Devant la multiplication des catastrophes naturelles, d’une part, et face à l’exposition exponentielle des logements au risque de retrait-gonflement des sols argileux (RGA), d’autre part, de nombreux acteurs alarment sur la menace de non-assurabilité qui pèse sur certains actifs et communes. Avez-vous une préconisation pour s’en prémunir ? 


En écoutant votre question, il m’est revenu à l’esprit un cas d’espèce qui illustre les inquiétudes que vous évoquiez à juste titre. En effet, l’été dernier le préfet du Var a pris un arrêté qui encadrait l’utilisation de l’eau, ce qui a notamment impacté les activités des bases de loisirs aquatiques.
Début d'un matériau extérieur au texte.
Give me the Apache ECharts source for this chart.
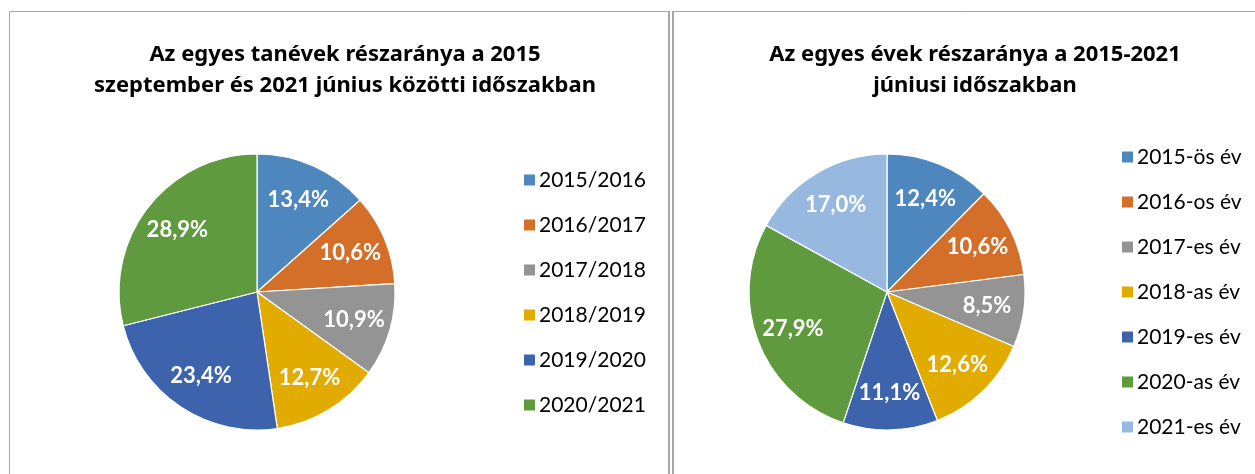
<!DOCTYPE html>
<html>
<head>
<meta charset="utf-8">
<script src="https://cdn.jsdelivr.net/npm/echarts@6/dist/echarts.min.js"></script>
<style>html,body{margin:0;padding:0;background:#fff;}#c{width:1255px;height:474px;}</style>
</head>
<body>
<div id="c"></div>
<script>
var leftTitle = 'Az egyes tanévek részaránya a 2015\nszeptember és 2021 június közötti időszakban';
var rightTitle = 'Az egyes évek részaránya a 2015-2021\njúniusi időszakban';
var leftCategories = ['2015/2016', '2016/2017', '2017/2018', '2018/2019', '2019/2020', '2020/2021'];
var leftValues = [13.4, 10.6, 10.9, 12.7, 23.4, 28.9];
var rightCategories = ['2015-ös év', '2016-os év', '2017-es év', '2018-as év', '2019-es év', '2020-as év', '2021-es év'];
var rightValues = [12.4, 10.6, 8.5, 12.6, 11.1, 27.9, 17.0];
var palette = ['#4E87BE', '#D46F2A', '#949494', '#E2AB00', '#3C63AC', '#5F9A3E', '#97B9DF'];

var FONT = 'Lato';
var TFONT = 'Noto Sans';
function fmt(p) { return p.value.toFixed(1).replace('.', ',') + '%'; }
function items(cats, vals) {
  return cats.map(function (c, i) { return { name: c, value: vals[i], itemStyle: { color: palette[i] } }; });
}
function legendData(cats) {
  return cats.map(function (c, i) { return { name: c, itemStyle: { color: palette[i] } }; });
}
var R = 138;
function pies(cats, vals, center) {
  return [
    {
      type: 'pie', center: center, radius: [0, R], startAngle: 90, clockwise: true,
      data: items(cats, vals), label: { show: false }, labelLine: { show: false },
      itemStyle: { borderColor: '#fff', borderWidth: 1.2 }, emphasis: { disabled: true }, animation: false
    },
    {
      type: 'pie', center: center, radius: [R * 0.42, R], startAngle: 90, clockwise: true,
      data: items(cats, vals).map(function (d) { d.itemStyle = { color: 'rgba(0,0,0,0)' }; return d; }),
      silent: true, emphasis: { disabled: true }, animation: false,
      label: { show: true, position: 'inside', formatter: fmt, color: '#fff', fontFamily: FONT, fontWeight: 'bold', fontSize: 22 },
      labelLine: { show: false }
    }
  ];
}
var chart = echarts.init(document.getElementById('c'), null, { renderer: 'canvas' });
var series = pies(leftCategories, leftValues, [257, 292]).concat(pies(rightCategories, rightValues, [887, 292]));
var titleStyle = { fontFamily: TFONT, fontWeight: 'bold', fontSize: 22, lineHeight: 31, color: '#000' };
chart.setOption({
  animation: false,
  backgroundColor: '#fff',
  title: [
    { text: leftTitle, left: 340, top: 34, textAlign: 'center', textStyle: titleStyle },
    { text: rightTitle, left: 970, top: 34, textAlign: 'center', textStyle: titleStyle }
  ],
  legend: [
    { orient: 'vertical', left: 517, top: 164, itemWidth: 13, itemHeight: 13, itemGap: 23, icon: 'rect',
      data: legendData(leftCategories), selectedMode: false,
      textStyle: { fontFamily: FONT, fontSize: 21, color: '#000', lineHeight: 22, padding: [0, 0, 0, -2] } },
    { orient: 'vertical', left: 1115, top: 141, itemWidth: 13, itemHeight: 13, itemGap: 23, icon: 'rect',
      data: legendData(rightCategories), selectedMode: false,
      textStyle: { fontFamily: FONT, fontSize: 21, color: '#000', lineHeight: 22, padding: [0, 0, 0, -2] } }
  ],
  series: series,
  graphic: [
    { type: 'rect', shape: { x: 9.5, y: 11.5, width: 659, height: 500 }, style: { fill: 'none', stroke: '#a6a6a6', lineWidth: 1 }, silent: true },
    { type: 'rect', shape: { x: 673.5, y: 11.5, width: 620, height: 500 }, style: { fill: 'none', stroke: '#a6a6a6', lineWidth: 1 }, silent: true },
    { type: 'line', shape: { x1: 669, y1: 11, x2: 669, y2: 480 }, style: { stroke: '#a6a6a6', lineWidth: 2 }, silent: true },
    { type: 'line', shape: { x1: 673, y1: 11, x2: 673, y2: 480 }, style: { stroke: '#a6a6a6', lineWidth: 2 }, silent: true }
  ]
});
</script>
</body>
</html>
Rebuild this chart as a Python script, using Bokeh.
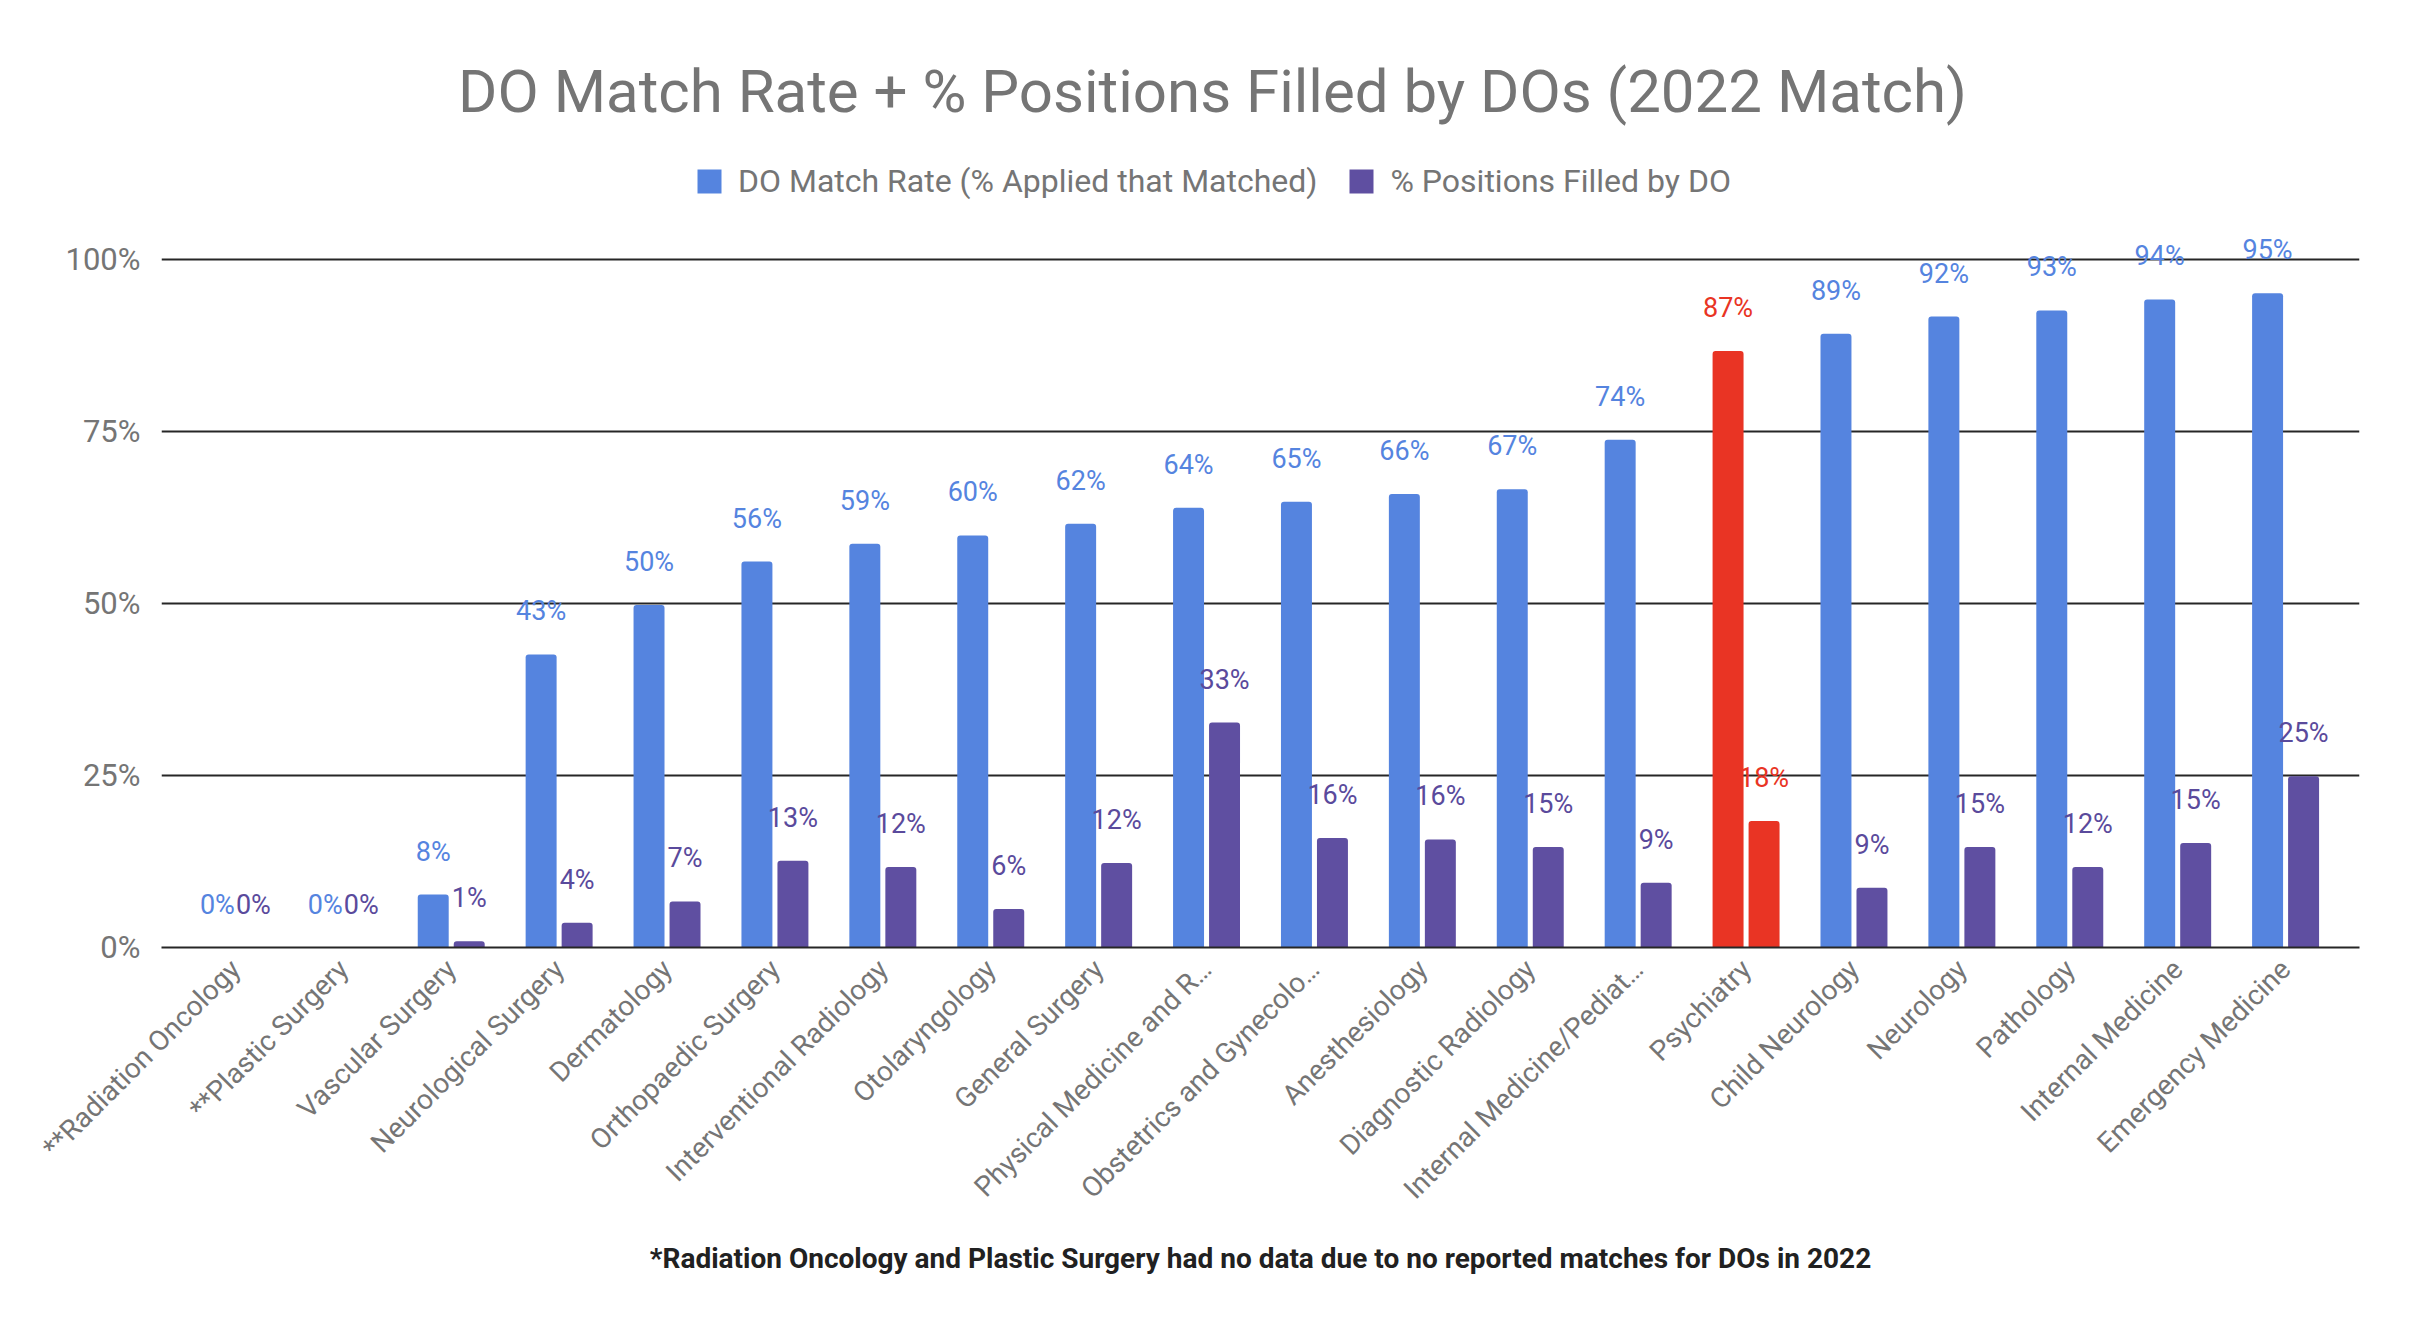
import math
from bokeh.plotting import figure
from bokeh.models import (ColumnDataSource, FactorRange, Range1d, FixedTicker,
                          NumeralTickFormatter, Legend, LegendItem, Label)
from bokeh.transform import dodge
from bokeh.core.properties import value
from bokeh.embed import file_html
from bokeh.resources import INLINE

# ---------------- data ----------------
categories = [
    "**Radiation Oncology", "**Plastic Surgery", "Vascular Surgery",
    "Neurological Surgery", "Dermatology", "Orthopaedic Surgery",
    "Interventional Radiology", "Otolaryngology", "General Surgery",
    "Physical Medicine and R\u2026", "Obstetrics and Gynecolo\u2026",
    "Anesthesiology", "Diagnostic Radiology", "Internal Medicine/Pediat\u2026",
    "Psychiatry", "Child Neurology", "Neurology", "Pathology",
    "Internal Medicine", "Emergency Medicine",
]
match_rate = [0.0, 0.0, 0.077, 0.426, 0.498, 0.561, 0.587, 0.599, 0.616,
              0.639, 0.648, 0.659, 0.666, 0.738, 0.867, 0.892, 0.917,
              0.926, 0.942, 0.951]
positions_filled = [0.0, 0.0, 0.009, 0.036, 0.067, 0.126, 0.117, 0.056,
                    0.123, 0.327, 0.159, 0.157, 0.146, 0.094, 0.184, 0.087,
                    0.146, 0.117, 0.152, 0.249]
highlight = "Psychiatry"
series_names = ["DO Match Rate (% Applied that Matched)", "% Positions Filled by DO"]
y_ticks = [0, 0.25, 0.5, 0.75, 1.0]
title_text = "DO Match Rate + % Positions Filled by DOs (2022 Match)"
footnote = "*Radiation Oncology and Plastic Surgery had no data due to no reported matches for DOs in 2022"

BLUE = "#5584df"
PURPLE = "#5f4fa1"
RED = "#e93424"
BLUE_TXT = "#5584df"
PURPLE_TXT = "#5a4a9c"
GRAY = "#757575"
FONT = "Roboto"

rate_color = [RED if c == highlight else BLUE for c in categories]
filled_color = [RED if c == highlight else PURPLE for c in categories]
rate_txt_color = [RED if c == highlight else BLUE_TXT for c in categories]
filled_txt_color = [RED if c == highlight else PURPLE_TXT for c in categories]

src = ColumnDataSource(dict(
    cat=categories,
    rate=match_rate,
    filled=positions_filled,
    rate_color=rate_color,
    filled_color=filled_color,
    rate_txt=rate_txt_color,
    filled_txt=filled_txt_color,
    rate_label=[f"{round(v * 100)}%" for v in match_rate],
    filled_label=[f"{round(v * 100)}%" for v in positions_filled],
))

# ---------------- figure ----------------
W, H = 2422, 1334
FRAME_LEFT, FRAME_RIGHT = 161, 2359
ZERO_Y, HUNDRED_Y = 947, 259
px_per_unit = ZERO_Y - HUNDRED_Y

p = figure(
    width=W, height=H,
    x_range=FactorRange(factors=categories, range_padding=0.0185),
    y_range=Range1d(0, ZERO_Y / px_per_unit),
    output_backend="svg", toolbar_location=None, title=None,
    min_border_left=FRAME_LEFT, min_border_right=W - FRAME_RIGHT,
    min_border_top=0, min_border_bottom=H - ZERO_Y,
)
p.outline_line_color = None
p.background_fill_color = "white"
p.border_fill_color = "white"

OFF = 0.1668
BW = 0.287

r1 = p.vbar(x=dodge("cat", -OFF, range=p.x_range), top="rate", width=BW, source=src,
            fill_color="rate_color", line_color=None, border_radius=(3, 3, 0, 0))
r2 = p.vbar(x=dodge("cat", OFF, range=p.x_range), top="filled", width=BW, source=src,
            fill_color="filled_color", line_color=None, border_radius=(3, 3, 0, 0))

p.text(x=dodge("cat", -OFF, range=p.x_range), y="rate", text="rate_label", source=src,
       text_color="rate_txt", text_align="center", text_baseline="alphabetic",
       y_offset=-43, text_font=value(FONT), text_font_size="27px")
p.text(x=dodge("cat", OFF, range=p.x_range), y="filled", text="filled_label", source=src,
       text_color="filled_txt", text_align="center", text_baseline="alphabetic",
       y_offset=-43, text_font=value(FONT), text_font_size="27px")

# axes
p.yaxis.ticker = FixedTicker(ticks=y_ticks)
p.yaxis.formatter = NumeralTickFormatter(format="0%")
p.yaxis.axis_line_color = None
p.yaxis.major_tick_line_color = None
p.yaxis.minor_tick_line_color = None
p.yaxis.major_label_standoff = 15
p.yaxis.major_label_text_font = FONT
p.yaxis.major_label_text_font_size = "31px"
p.yaxis.major_label_text_color = GRAY

p.ygrid.grid_line_color = "#262626"
p.ygrid.grid_line_width = 2
p.xgrid.grid_line_color = None

p.xaxis.axis_line_color = "#262626"
p.xaxis.axis_line_width = 2
p.xaxis.major_tick_line_color = None
p.xaxis.major_tick_out = 0
p.xaxis.major_tick_in = 0
p.xaxis.major_label_orientation = math.pi / 4
p.xaxis.major_label_standoff = 17
p.xaxis.major_label_text_font = FONT
p.xaxis.major_label_text_font_size = "28px"
p.xaxis.major_label_text_color = GRAY

# footnote as the x-axis title
p.xaxis.axis_label = footnote
p.xaxis.axis_label_standoff = 22
p.xaxis.axis_label_text_font = FONT
p.xaxis.axis_label_text_font_style = "bold"
p.xaxis.axis_label_text_font_size = "28px"
p.xaxis.axis_label_text_color = "#212121"

# legend
legend = Legend(
    items=[LegendItem(label=series_names[0], renderers=[r1], index=0),
           LegendItem(label=series_names[1], renderers=[r2], index=0)],
    orientation="horizontal", location=(533, 747),
    padding=0, margin=0, spacing=29,
    glyph_width=30, glyph_height=30, label_standoff=14, label_height=30,
    label_text_font=FONT, label_text_font_size="32px", label_text_color=GRAY,
    border_line_color=None, background_fill_alpha=0,
)
p.add_layout(legend)

# title
p.add_layout(Label(x=1212 - FRAME_LEFT, y=ZERO_Y - 108 + 17, x_units="screen", y_units="screen",
                   text=title_text, text_align="center", text_baseline="alphabetic",
                   text_font=FONT, text_font_size="60px", text_color=GRAY))

open("out.html", "w").write(file_html(p, INLINE))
Les assurances n’ont pas couvert les pertes d’exploitation qui en ont résulté.


Du reste, il me semble que la meilleure solution est d’associer les assureurs dès la conception des nouveaux projets afin d’en garantir l’assurabilité future. C’est d’ailleurs une demande récurrente des assureurs. 


Néanmoins, mon inquiétude n’est que relative puisque, en définitive, l’assureur final n’est autre que l’État.


Vous défendez un véritable « bouquet de solutions » puisque vous ne formulez pas moins de 81 recommandations. Si vous ne pouviez en retenir que trois, lesquelles choisiriez-vous ?


La première d’entre elles serait d’encourager la tarification progressive de l’eau et, surtout, interdire immédiatement les tarifications dégressives qui incitent aux gaspillages. La tarification dégressive est la marque d’un autre temps, celui où l’on présumait que la ressource en eau était infinie. C’est donc un véritable changement de paradigme qu’il nous faut entreprendre.


La deuxième préconisation que je voudrais partager consiste à rendre obligatoire la définition, dans les documents d’urbanisme, d’un coefficient d’imperméabilisation et d’inscrire un objectif de réduction de celui-ci dans le temps. Je suis convaincu que les parcelles perméables sont à développer sans attente. 


La troisième, et dernière si j’entends bien votre question, recommandation est celle de créer une loi de financement pluriannuelle de la transition écologique. Cette loi comprendrait un volet eau qui planifierait la gestion de la ressource en eau. Nous avons besoin de planifier nos efforts.